-------- Material for the task --------

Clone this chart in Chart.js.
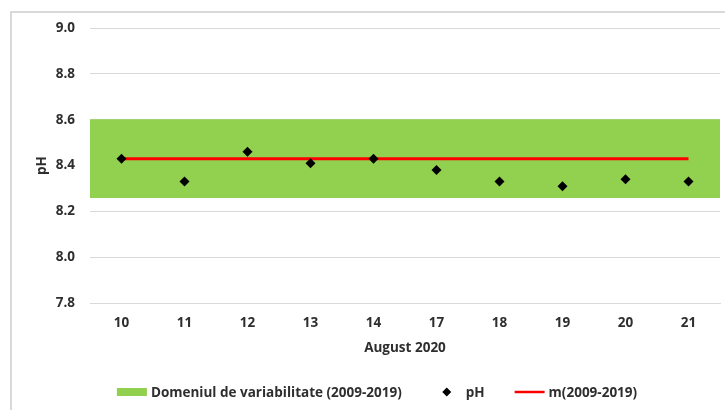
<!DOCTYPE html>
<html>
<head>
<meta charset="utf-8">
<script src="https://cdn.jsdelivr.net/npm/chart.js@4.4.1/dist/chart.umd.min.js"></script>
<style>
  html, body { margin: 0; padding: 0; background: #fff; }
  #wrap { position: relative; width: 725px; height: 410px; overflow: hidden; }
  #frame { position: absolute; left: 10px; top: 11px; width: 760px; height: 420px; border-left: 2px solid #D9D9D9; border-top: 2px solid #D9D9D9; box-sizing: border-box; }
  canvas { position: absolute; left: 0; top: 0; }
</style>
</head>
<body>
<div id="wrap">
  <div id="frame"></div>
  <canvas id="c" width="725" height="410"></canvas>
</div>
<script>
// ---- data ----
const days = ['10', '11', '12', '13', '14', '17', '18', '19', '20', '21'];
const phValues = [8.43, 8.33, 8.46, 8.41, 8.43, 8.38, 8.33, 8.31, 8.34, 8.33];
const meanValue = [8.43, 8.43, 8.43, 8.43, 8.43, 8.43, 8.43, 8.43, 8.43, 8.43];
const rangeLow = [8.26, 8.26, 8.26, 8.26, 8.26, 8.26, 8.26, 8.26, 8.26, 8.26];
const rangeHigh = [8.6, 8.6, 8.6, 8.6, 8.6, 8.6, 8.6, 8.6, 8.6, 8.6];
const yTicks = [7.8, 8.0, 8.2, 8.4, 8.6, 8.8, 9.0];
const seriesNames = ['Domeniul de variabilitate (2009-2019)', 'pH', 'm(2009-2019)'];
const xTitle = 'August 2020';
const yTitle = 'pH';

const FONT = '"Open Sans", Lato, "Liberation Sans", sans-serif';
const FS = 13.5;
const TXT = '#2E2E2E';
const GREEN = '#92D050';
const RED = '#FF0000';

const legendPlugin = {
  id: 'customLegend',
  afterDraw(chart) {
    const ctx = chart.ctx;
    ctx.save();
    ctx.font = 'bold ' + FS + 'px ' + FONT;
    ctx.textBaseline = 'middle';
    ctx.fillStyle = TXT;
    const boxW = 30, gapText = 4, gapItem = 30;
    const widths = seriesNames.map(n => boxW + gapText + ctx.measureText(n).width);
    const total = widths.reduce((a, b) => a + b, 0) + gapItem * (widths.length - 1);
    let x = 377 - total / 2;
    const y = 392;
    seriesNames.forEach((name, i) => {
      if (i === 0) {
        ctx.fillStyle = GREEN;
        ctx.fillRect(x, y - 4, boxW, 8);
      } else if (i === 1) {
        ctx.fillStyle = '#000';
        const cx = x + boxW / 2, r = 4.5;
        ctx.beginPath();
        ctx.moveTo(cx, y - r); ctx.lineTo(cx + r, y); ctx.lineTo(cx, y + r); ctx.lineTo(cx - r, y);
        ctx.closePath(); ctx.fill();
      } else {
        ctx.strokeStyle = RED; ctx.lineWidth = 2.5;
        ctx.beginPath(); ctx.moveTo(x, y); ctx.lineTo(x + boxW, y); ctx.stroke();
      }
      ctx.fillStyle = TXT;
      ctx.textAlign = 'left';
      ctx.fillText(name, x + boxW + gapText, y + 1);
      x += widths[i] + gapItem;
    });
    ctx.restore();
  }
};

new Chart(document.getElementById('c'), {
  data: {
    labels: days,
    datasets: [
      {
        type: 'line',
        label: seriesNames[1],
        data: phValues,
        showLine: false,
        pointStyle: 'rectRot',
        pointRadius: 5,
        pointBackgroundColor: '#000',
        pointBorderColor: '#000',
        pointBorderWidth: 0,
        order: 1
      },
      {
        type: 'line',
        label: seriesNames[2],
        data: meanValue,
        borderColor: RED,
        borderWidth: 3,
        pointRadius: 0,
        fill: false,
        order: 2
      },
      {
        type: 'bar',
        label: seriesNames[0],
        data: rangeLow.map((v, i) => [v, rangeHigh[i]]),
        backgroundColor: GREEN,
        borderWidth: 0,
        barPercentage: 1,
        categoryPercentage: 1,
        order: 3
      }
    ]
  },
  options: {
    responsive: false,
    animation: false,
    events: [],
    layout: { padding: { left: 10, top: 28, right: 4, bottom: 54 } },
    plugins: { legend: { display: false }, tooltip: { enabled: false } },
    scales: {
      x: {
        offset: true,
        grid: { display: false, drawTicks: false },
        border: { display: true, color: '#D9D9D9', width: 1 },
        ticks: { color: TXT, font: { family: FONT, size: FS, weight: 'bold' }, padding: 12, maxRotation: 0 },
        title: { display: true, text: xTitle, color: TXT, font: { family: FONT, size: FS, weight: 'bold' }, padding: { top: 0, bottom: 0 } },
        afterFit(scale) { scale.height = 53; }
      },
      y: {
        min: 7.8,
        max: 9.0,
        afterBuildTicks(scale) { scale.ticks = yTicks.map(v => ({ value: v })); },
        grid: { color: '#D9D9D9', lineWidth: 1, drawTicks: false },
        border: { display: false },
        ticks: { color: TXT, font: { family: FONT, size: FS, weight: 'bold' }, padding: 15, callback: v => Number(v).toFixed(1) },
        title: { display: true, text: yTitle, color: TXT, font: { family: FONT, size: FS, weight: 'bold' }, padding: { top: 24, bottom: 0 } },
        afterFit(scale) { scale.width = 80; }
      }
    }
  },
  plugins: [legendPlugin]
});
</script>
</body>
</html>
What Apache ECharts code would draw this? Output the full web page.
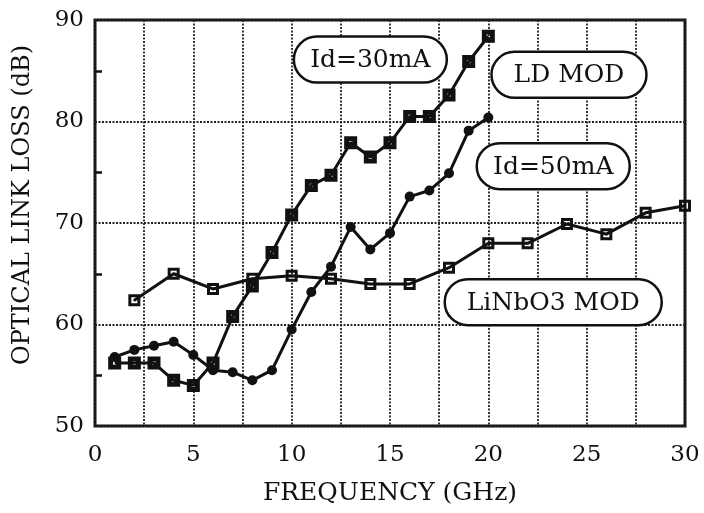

--------

Take the material above from its first line through the line holding "const RED = '#FF0000';" and set it down exactly, without the pictures.

Clone this chart in Chart.js.
<!DOCTYPE html>
<html>
<head>
<meta charset="utf-8">
<script src="https://cdn.jsdelivr.net/npm/chart.js@4.4.1/dist/chart.umd.min.js"></script>
<style>
  html, body { margin: 0; padding: 0; background: #fff; }
  #wrap { position: relative; width: 725px; height: 410px; overflow: hidden; }
  #frame { position: absolute; left: 10px; top: 11px; width: 760px; height: 420px; border-left: 2px solid #D9D9D9; border-top: 2px solid #D9D9D9; box-sizing: border-box; }
  canvas { position: absolute; left: 0; top: 0; }
</style>
</head>
<body>
<div id="wrap">
  <div id="frame"></div>
  <canvas id="c" width="725" height="410"></canvas>
</div>
<script>
// ---- data ----
const days = ['10', '11', '12', '13', '14', '17', '18', '19', '20', '21'];
const phValues = [8.43, 8.33, 8.46, 8.41, 8.43, 8.38, 8.33, 8.31, 8.34, 8.33];
const meanValue = [8.43, 8.43, 8.43, 8.43, 8.43, 8.43, 8.43, 8.43, 8.43, 8.43];
const rangeLow = [8.26, 8.26, 8.26, 8.26, 8.26, 8.26, 8.26, 8.26, 8.26, 8.26];
const rangeHigh = [8.6, 8.6, 8.6, 8.6, 8.6, 8.6, 8.6, 8.6, 8.6, 8.6];
const yTicks = [7.8, 8.0, 8.2, 8.4, 8.6, 8.8, 9.0];
const seriesNames = ['Domeniul de variabilitate (2009-2019)', 'pH', 'm(2009-2019)'];
const xTitle = 'August 2020';
const yTitle = 'pH';

const FONT = '"Open Sans", Lato, "Liberation Sans", sans-serif';
const FS = 13.5;
const TXT = '#2E2E2E';
const GREEN = '#92D050';
const RED = '#FF0000';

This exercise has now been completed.